OCCORREREBBE AL CONTRARIO riconoscere in tali realtà civiche e religiose, nonché in riviste, gruppi, associazioni culturali e lavorative la ricchezza di una pluralità di saperi sociali, di esperienze politiche, di visioni culturali da rendere operative in una progettualità politica che muove dal basso e trova nell’organizzazione partitica un punto di coordinamento, una capacità di dare forma operativa a istanze che resterebbero altrimenti politicamente inerti.

Di conseguenza i partiti dovrebbero ricostituire le proprie strutture e personale politico su tale base e, soprattutto, abdicare alla pretesa – che da sempre connota l’idea stessa di partito – di decidere dall’alto le rappresentanze a tutti i livelli.

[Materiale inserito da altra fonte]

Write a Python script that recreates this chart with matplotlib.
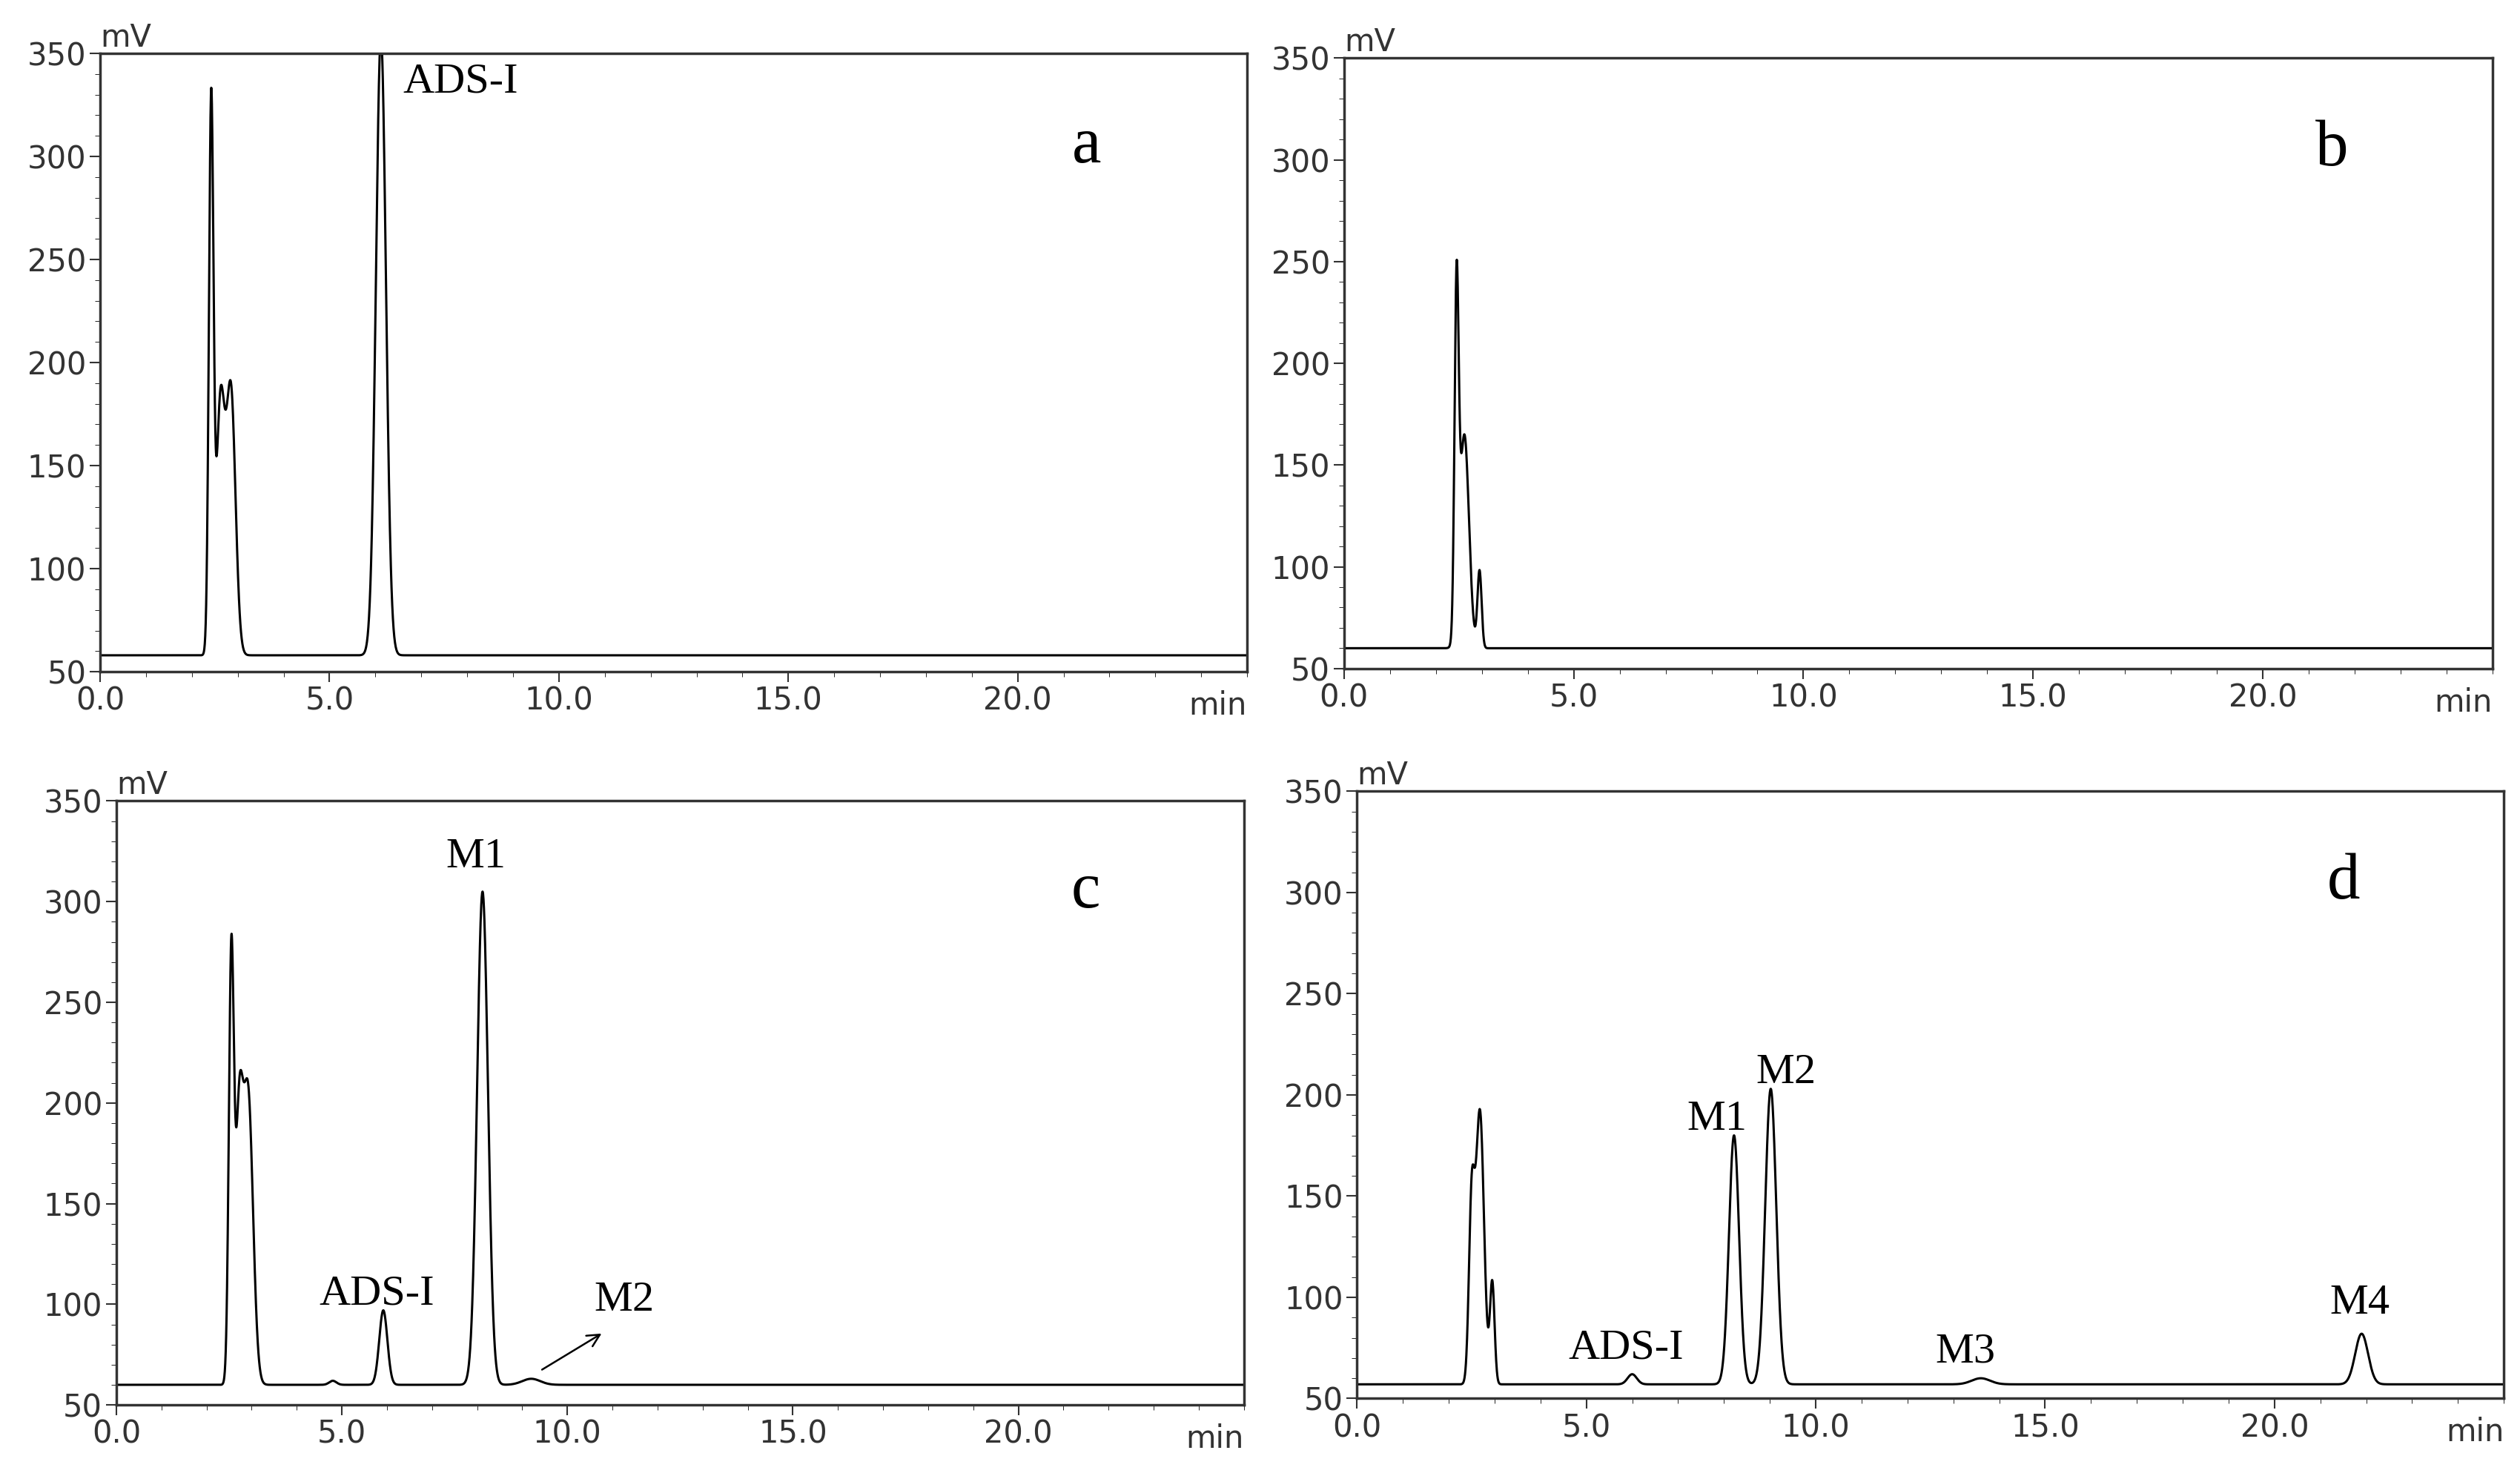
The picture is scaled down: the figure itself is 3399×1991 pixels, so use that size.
import numpy as np
import matplotlib
matplotlib.use("Agg")
import matplotlib.pyplot as plt

W, H = 1560, 914
# peak data: retention time (min), height above baseline (mV), width (sigma, min)
a_base = 58
a_rt = [2.42, 2.62, 2.85, 6.12]
a_h = [265, 120, 128, 300]
a_w = [0.05, 0.09, 0.1, 0.11]

b_base = 60
b_rt = [2.45, 2.62, 2.95]
b_h = [165, 105, 38]
b_w = [0.045, 0.1, 0.045]

c_base = 60
c_rt = [2.55, 2.72, 2.92, 5.92, 8.12, 9.2, 4.8]
c_h = [210, 120, 145, 37, 245, 3, 2]
c_w = [0.055, 0.08, 0.11, 0.09, 0.12, 0.2, 0.08]

d_base = 57
d_rt = [2.5, 2.68, 2.95, 6.0, 8.22, 9.02, 13.6, 21.9]
d_h = [85, 135, 50, 5, 123, 146, 3, 25]
d_w = [0.06, 0.09, 0.05, 0.1, 0.11, 0.12, 0.2, 0.14]

panels = [
    ("a", a_base, a_rt, a_h, a_w, (62, 33, 772, 416),
     [("ADS-I", 6.6, 336)]),
    ("b", b_base, b_rt, b_h, b_w, (832, 36, 1543, 414), []),
    ("c", c_base, c_rt, c_h, c_w, (72, 496, 770, 870),
     [("ADS-I", 4.5, 105), ("M1", 7.3, 322), ("M2", 10.6, 102)]),
    ("d", d_base, d_rt, d_h, d_w, (840, 490, 1550, 866),
     [("ADS-I", 4.6, 75), ("M1", 7.2, 188), ("M2", 8.7, 211),
      ("M3", 12.6, 73), ("M4", 21.2, 97)]),
]

fig = plt.figure(figsize=(33.99, 19.91), dpi=100)
t = np.linspace(0, 25, 5000)
for letter, base, rt, hh, ww, box, labels in panels:
    x0, y0, x1, y1 = box
    ax = fig.add_axes([x0 / W, 1 - y1 / H, (x1 - x0) / W, (y1 - y0) / H])
    y = np.full_like(t, base, dtype=float)
    for r, h, w in zip(rt, hh, ww):
        y += h * np.exp(-0.5 * ((t - r) / w) ** 2)
    ax.plot(t, y, color="black", lw=2.2)
    ax.set_xlim(0, 25)
    ax.set_ylim(50, 350)
    ax.set_xticks([0, 5, 10, 15, 20])
    ax.set_xticklabels(["0.0", "5.0", "10.0", "15.0", "20.0"])
    ax.set_yticks([50, 100, 150, 200, 250, 300, 350])
    ax.set_xticks(np.arange(0, 25.1, 1), minor=True)
    ax.set_yticks(np.arange(50, 351, 10), minor=True)
    ax.tick_params(labelsize=30, colors="#333333", length=10, width=1.5)
    ax.tick_params(which="minor", length=5)
    for s in ax.spines.values():
        s.set_linewidth(2.5)
        s.set_color("#333333")
    ax.text(0.0, 1.0, "mV", transform=ax.transAxes, fontsize=30,
            color="#333333", ha="left", va="bottom")
    ax.text(1.0, -0.03, "min", transform=ax.transAxes, fontsize=30,
            color="#333333", ha="right", va="top")
    ax.text(0.86, 0.85, letter, transform=ax.transAxes, fontsize=64,
            family="Liberation Serif", ha="center", va="center")
    for lab, lx, ly in labels:
        ax.text(lx, ly, lab, fontsize=42, family="Liberation Serif",
                ha="left", va="center")
    if letter == "c":
        ax.annotate("", xy=(10.8, 86), xytext=(9.4, 67),
                    arrowprops=dict(arrowstyle="->", lw=1.8, color="black",
                                    mutation_scale=30))

fig.savefig("out.png", dpi=100)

Com’era nella concezione di Gramsci, le candidature dovrebbero emergere dalle realtà di base e rispondere ad esse del proprio mandato, oppure, come proponeva in quegli stessi anni Simone Weil, gli eletti dovrebbero assumersi in prima persona la responsabilità delle scelte politiche nel vivo del dibattito parlamentare.

ALLA SINISTRA, di fatto, non è data oggi altra alternativa per tornare a svolgere un ruolo politico al servizio del Paese, che non sia mettersi in condizione di maturare una concezione della politica in grado di dare sostanza alla democrazia.

È questo il compito gravoso che ha di fronte nell’attuale contingenza storica tanto gravida di insidie. Il timore è che non riuscirà a farvi fronte, non perché manchino energie diffuse nel corpo della società, ma per incapacità a riconoscere fino in fondo la parte grande di responsabilità che ha avuto nel determinarla.